Backdoor IRAs and personal finance for IB Analysts

Hey everyone,

As an IB analyst starting full-time this Summer, I've naturally been thinking about my plan for personal finances as I enter the workforce. I'm frugal and have historically maxed my Roth IRA every year. I'm aware that the income limit to contribute to a Roth IRA is about $150,000, so after bonus I expect to be just around there or above that, and therefore unable to contribute directly to a Roth IRA. I plan on maxing out my 401k at work ($22,500 plus mid-single digits match) and saving a good amount on top of that, since my rent is $1,900 and I live fairly simply. 

From my research, it sounds like despite being above the income limit for a Roth IRA, I could just contribute the maximum yearly amount ($6,500) to a normal IRA as post-tax contributions (so income after paying taxes), then convert that straight to a Roth IRA via a backdoor Roth IRA strategy, without paying further taxes or penalties if it's all post-tax contributions. So, I would not be deducting the IRA contributions from my income, as one can do if they are below a separate income limit. The goal here is to benefit from the Roth's tax-free gains rather than investing in traditional brokerage. This would be on top of maxing my 401k, which it sounds like doesn't eliminate my ability to contribute to an IRA. Does anyone know if this is correct? Seems too good to be true that there's a complete loophole to the income limit to fund a Roth IRA given it's after-tax dollars either way. 
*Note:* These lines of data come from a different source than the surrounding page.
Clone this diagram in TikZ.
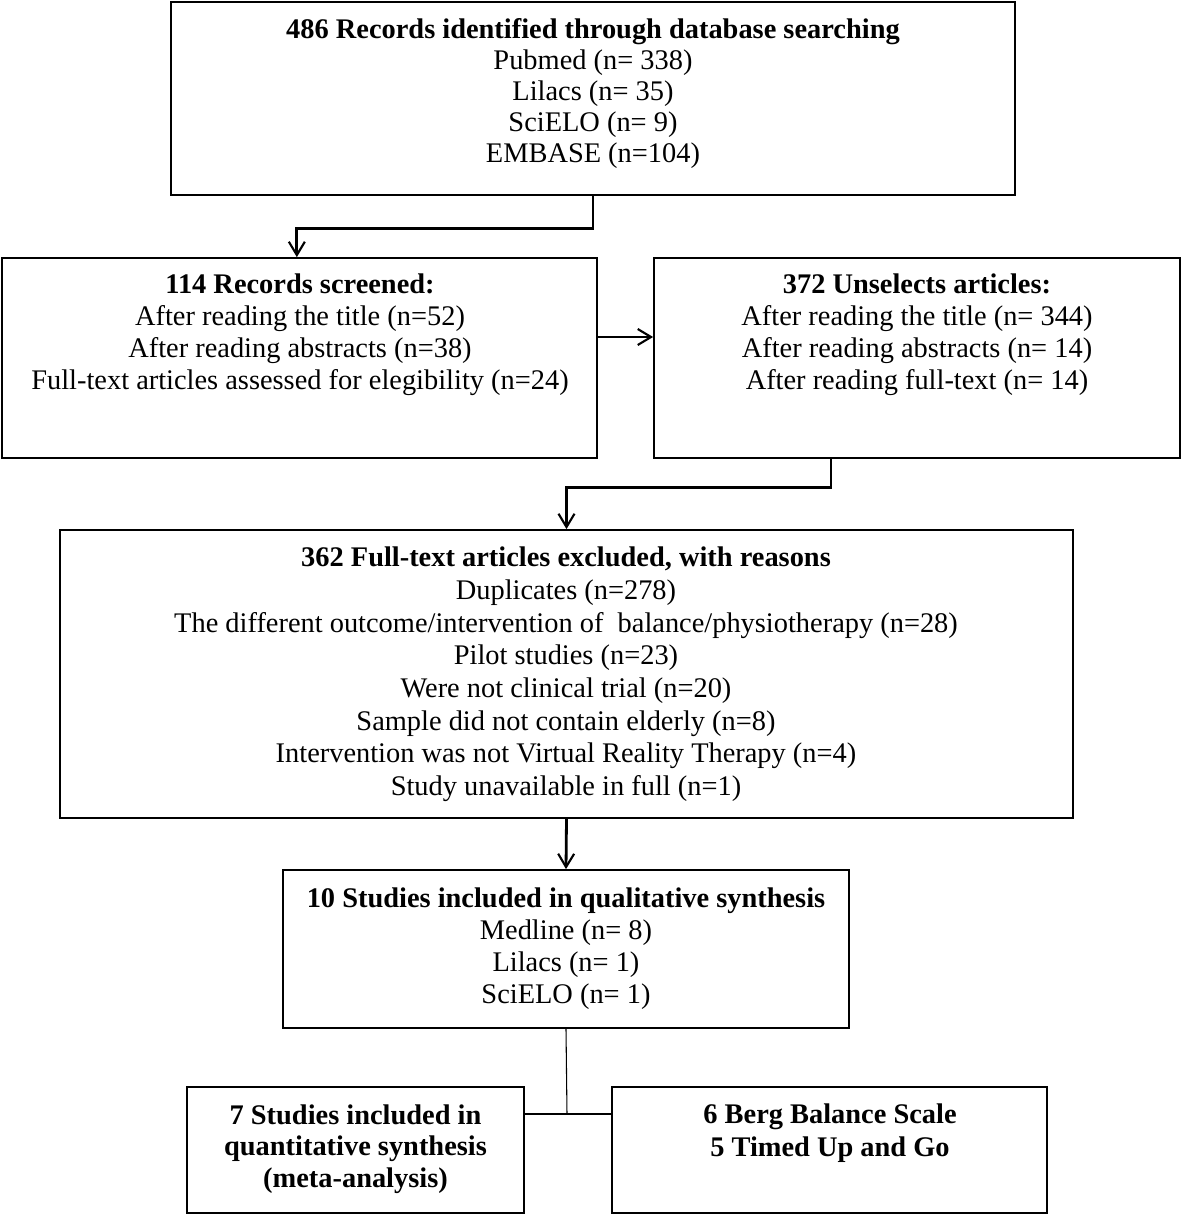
\documentclass[tikz,border=0pt]{standalone}
\usepackage{fontspec}
\setmainfont{Liberation Serif}
\usetikzlibrary{arrows.meta}
\begin{document}
\begin{tikzpicture}[x=0.75pt,y=-0.75pt,
  box/.style={draw=black, line width=1.3pt, inner sep=0pt},
  txt/.style={align=center, inner sep=0pt, font=\fontsize{21.3}{24}\selectfont},
  conn/.style={line width=2.1pt, -{Straight Barb[length=10pt,width=12pt,line width=1.6pt]}},
  thinline/.style={line width=0.8pt},
  thickline/.style={line width=2.1pt}]
\useasboundingbox (0,0) rectangle (1181,1215);
\fill[white] (0,0) rectangle (1181,1215);
% boxes
\node[box, minimum width=633pt, minimum height=144.75pt] (b1) at (593,98.5) {};
\node[box, minimum width=446.25pt, minimum height=150pt] (b2) at (299.5,358) {};
\node[box, minimum width=394.5pt, minimum height=150pt] (b3) at (917,358) {};
\node[box, minimum width=759.75pt, minimum height=216pt] (b4) at (566.5,674) {};
\node[box, minimum width=424.5pt, minimum height=118.5pt] (b5) at (566,949) {};
\node[box, minimum width=252.75pt, minimum height=94.5pt] (b6) at (355.5,1150) {};
\node[box, minimum width=326.25pt, minimum height=94.5pt] (b7) at (829.5,1150) {};
% texts
\node[txt, font=\fontsize{21.3}{23.25}\selectfont] (t1) at (593,93.5) {\textbf{486 Records identified through database searching}\\Pubmed (n= 338)\\Lilacs (n= 35)\\SciELO (n= 9)\\EMBASE (n=104)};
\node[txt] (t2) at (300,335) {\textbf{114 Records screened:}\\After reading the title (n=52)\\After reading abstracts (n=38)\\Full-text articles assessed for elegibility (n=24)};
\node[txt] (t3) at (917,335) {\textbf{372 Unselects articles:}\\After reading the title (n= 344)\\After reading abstracts (n= 14)\\After reading full-text (n= 14)};
\node[txt, font=\fontsize{21.3}{24.5}\selectfont] (t4) at (566,674.5) {\textbf{362 Full-text articles excluded, with reasons}\\Duplicates (n=278)\\The different outcome/intervention of\ \ balance/physiotherapy (n=28)\\Pilot studies (n=23)\\Were not clinical trial (n=20)\\Sample did not contain elderly (n=8)\\Intervention was not Virtual Reality Therapy (n=4)\\Study unavailable in full (n=1)};
\node[txt] (t5) at (566,949) {\textbf{10 Studies included in qualitative synthesis}\\Medline (n= 8)\\Lilacs (n= 1)\\SciELO (n= 1)};
\node[txt, font=\fontsize{21.3}{23.5}\selectfont\bfseries] (t6) at (355.5,1149) {7 Studies included in\\quantitative synthesis\\(meta-analysis)};
\node[txt, font=\fontsize{21.3}{24.5}\selectfont\bfseries] (t7) at (830,1133) {6 Berg Balance Scale\\5 Timed Up and Go};
% connectors
\draw[conn] (b1.south) -- ++(0,33) -| ([xshift=-2pt]b2.north);
\draw[conn] ([yshift=15.75pt]b2.east) -- ([yshift=15.75pt]b3.west);
\draw[conn] ([xshift=-64.5pt]b3.south) -- ++(0,29) -| (b4.north);
\draw[conn] (b4.south) -- (b5.north);
\coordinate (j) at (567,1114);
\draw[thinline] (b5.south) -- (j);
\draw[thickline] ([yshift=27pt]b6.east) -- ([yshift=27pt]b7.west);
\end{tikzpicture}
\end{document}
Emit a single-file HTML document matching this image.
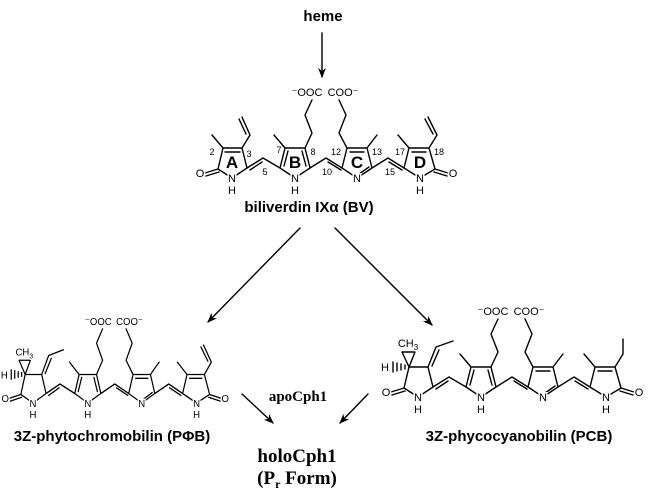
<!DOCTYPE html>
<html><head><meta charset="utf-8"><style>
html,body{margin:0;padding:0;background:#fff;}
svg{display:block;font-family:"Liberation Sans",Arial,sans-serif;}
.l{fill:none;stroke:#000;stroke-width:1.4;stroke-linejoin:round;stroke-linecap:round}
.t{font-size:11px;text-anchor:middle;paint-order:stroke;stroke:#fff;stroke-width:3px;fill:#000}
.n{font-size:9px;text-anchor:middle}
.rl{font-size:17px;font-weight:bold;text-anchor:middle}
.b{font-weight:bold;text-anchor:middle}
.s{font-family:"Liberation Serif",serif;font-weight:bold;text-anchor:middle}
</style></head><body>
<svg width="654" height="499" viewBox="0 0 654 499">
<defs>
<marker id="ar" markerWidth="10" markerHeight="8" refX="9" refY="4" orient="auto" markerUnits="userSpaceOnUse"><path d="M0,0 L10,4 L0,8 L3,4 Z" fill="#000"/></marker>
<g id="core">
<path class="l" d="M0,0 L-14,-9 L-9,-30 L10,-30 L15,-10 Z
M-14,-9 L-27,-5 M-13,-6 L-26,-2
M15,-10 L31,-20 L48,-10 M18,-8 L30,-16
M48,-10 L53,-30 L73,-30 L78,-10 L63,0 Z M52,-12 L56,-27 M70,-27 L74,-12
M53,-30 L42,-43 M73,-30 L80,-45 L73,-63 L80,-78
M78,-10 L94,-20 L110,-10 M96,-16 L109,-8
M110,-10 L115,-30 L135,-30 L140,-10 L125,0 Z M118,-26 L132,-26 M137,-11 L127,-4
M115,-30 L107,-45 L114,-63 L107,-78 M135,-30 L145,-43
M140,-10 L156,-20 L172,-10 M157,-16 L170,-8
M172,-10 L177,-30 L197,-30 L203,-9 L188,0 Z M180,-26 L194,-26
M203,-9 L216,-5 M202,-6 L215,-2 M177,-30 L166,-43"/>
</g>
<path id="vinylD" class="l" d="M197,-30 L205,-43 L196,-61 M201,-44 L193,-59"/>
<path id="ethylD" class="l" d="M197,-30 L205,-43 L205,-58"/>
<path id="ringAtop" class="l" d="M-7,-26 L8,-26 M-9,-30 L-20,-43 M10,-30 L18,-43 L10,-61 M14,-44 L7,-59"/>
<path id="ringAsp3" class="l" d="M-9,-30 L-16,-45 L-3,-45 Z M10,-30 L18,-50 L35,-56 M14,-31 L21,-47
M-13,-28 L-13,-32 M-17,-27 L-17,-33 M-21,-26 L-21,-34 M-25,-25 L-25,-35"/>
</defs>

<text x="323" y="21" class="b" font-size="15">heme</text>
<line x1="322" y1="33" x2="322" y2="77" class="l" marker-end="url(#ar)"/>

<!-- BV -->
<g transform="translate(232,178)">
<use href="#core"/><use href="#ringAtop"/><use href="#vinylD"/>
<text x="0" y="4" class="t">N</text><text x="0" y="16" class="t">H</text>
<text x="63" y="4" class="t">N</text><text x="63" y="16" class="t">H</text>
<text x="125" y="4" class="t">N</text>
<text x="188" y="4" class="t">N</text><text x="188" y="16" class="t">H</text>
<text x="-32" y="-1" class="t">O</text><text x="221" y="-1" class="t">O</text>
<text x="75" y="-82" class="t">⁻OOC</text><text x="111" y="-82" class="t">COO⁻</text>
<text x="0" y="-10" class="rl">A</text><text x="63" y="-10" class="rl">B</text>
<text x="125" y="-10" class="rl">C</text><text x="188" y="-10" class="rl">D</text>
<text x="-20" y="-23" class="n">2</text><text x="17" y="-21" class="n">3</text>
<text x="33" y="-3" class="n">5</text><text x="47" y="-25" class="n">7</text>
<text x="81" y="-23" class="n">8</text><text x="95" y="-3" class="n">10</text>
<text x="104" y="-23" class="n">12</text><text x="145" y="-23" class="n">13</text>
<text x="158" y="-3" class="n">15</text><text x="168" y="-23" class="n">17</text>
<text x="207" y="-23" class="n">18</text>
</g>
<text x="309" y="212" class="b" font-size="15">biliverdin IXα (BV)</text>

<line x1="300" y1="228" x2="208" y2="322" class="l" marker-end="url(#ar)"/>
<line x1="335" y1="228" x2="432" y2="325" class="l" marker-end="url(#ar)"/>

<!-- PΦB -->
<g transform="translate(33,403) scale(0.87,0.95)">
<use href="#core"/><use href="#ringAsp3"/><use href="#vinylD"/>
<text x="0" y="4" class="t">N</text><text x="0" y="16" class="t">H</text>
<text x="63" y="4" class="t">N</text><text x="63" y="16" class="t">H</text>
<text x="125" y="4" class="t">N</text>
<text x="188" y="4" class="t">N</text><text x="188" y="16" class="t">H</text>
<text x="-32" y="-1" class="t">O</text><text x="221" y="-1" class="t">O</text>
<text x="75" y="-82" class="t">⁻OOC</text><text x="111" y="-82" class="t">COO⁻</text>
<text x="-10" y="-50" class="t">CH<tspan font-size="8" dy="3">3</tspan></text>
<text x="-33" y="-26" class="t">H</text>
</g>
<text x="112" y="441" class="b" font-size="15">3Z-phytochromobilin (PΦB)</text>

<!-- PCB -->
<g transform="translate(418,397)">
<use href="#core"/><use href="#ringAsp3"/><use href="#ethylD"/>
<text x="0" y="4" class="t">N</text><text x="0" y="16" class="t">H</text>
<text x="63" y="4" class="t">N</text><text x="63" y="16" class="t">H</text>
<text x="125" y="4" class="t">N</text>
<text x="188" y="4" class="t">N</text><text x="188" y="16" class="t">H</text>
<text x="-32" y="-1" class="t">O</text><text x="221" y="-1" class="t">O</text>
<text x="75" y="-82" class="t">⁻OOC</text><text x="111" y="-82" class="t">COO⁻</text>
<text x="-10" y="-50" class="t">CH<tspan font-size="8" dy="3">3</tspan></text>
<text x="-33" y="-26" class="t">H</text>
</g>
<text x="519" y="441" class="b" font-size="15">3Z-phycocyanobilin (PCB)</text>

<text x="298" y="401" class="s" font-size="15">apoCph1</text>
<line x1="242" y1="394" x2="273" y2="423" class="l" marker-end="url(#ar)"/>
<line x1="368" y1="394" x2="340" y2="423" class="l" marker-end="url(#ar)"/>
<text x="297" y="462" class="s" font-size="19">holoCph1</text>
<text x="297" y="484" class="s" font-size="19">(P<tspan font-size="12" dy="4">r</tspan><tspan dy="-4"> Form)</tspan></text>
</svg>
</body></html>
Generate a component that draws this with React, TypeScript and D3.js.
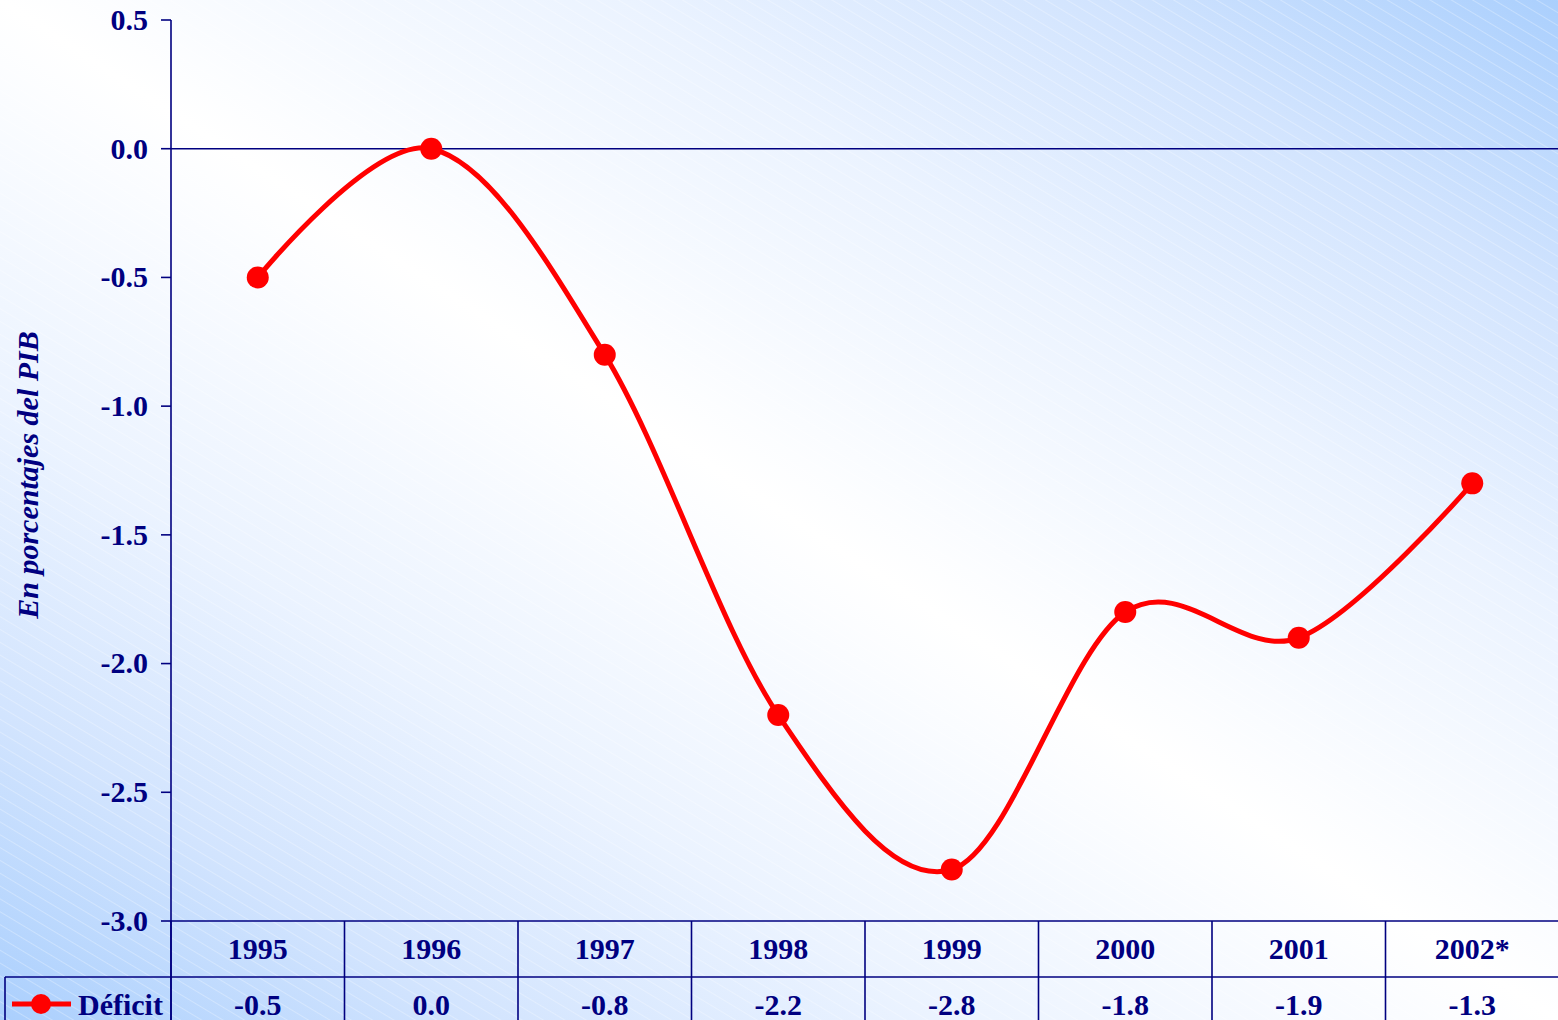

Curious to hear about anyone else doing similar things, and how that's gone for you. Also of course, if I'm wrong about any of the legal/tax strategies outlined, please let me know! Trying to figure out a tax-optimal strategy to make sure I'm setting myself up for success and can help my parents (and future children) out down the road. 

3 Comments
 
Most Helpful

Not in IB but my wife and I have been in a similar situation the last 5 years or so as we were beyond the income limit to contribute to a Roth IRA. I believe your reasoning is correct, the backdoor roth is definitely an option to take advantage of tax-advantaged savings. Contributing to a 401K does not limit the amount you can contribute to an IRA. After you make the contribution to your IRA, you transfer to a Roth IRA and pay tax on the amount transferred.

There are some additional savings accounts/goals to consider prior to your roth ira. A general rule of thumb is to save 15% for retirement. At $150,000, that's $22,500 or the limit for 401K. If your company offers a Roth 401K, I would contribute all $22,500 to that account and not worry about the IRA. If they do not, you could contribute $16,000 there, and then a $6,500 backdoor roth. If you have excess monthly savings beyond the 15%, which you likely will considering your rent, I would save in a brokerage account for a down payment on a house. If you're in NYC or similar where buying is not an option, just continue saving there for a house if you move or rental/investment property. Last, if your company offers and high deductible health care plan, you can save in a Health Savings Account. As a younger guy I would just save up to your company match in the HSA but can probably easily max it out ($3,850 for individual).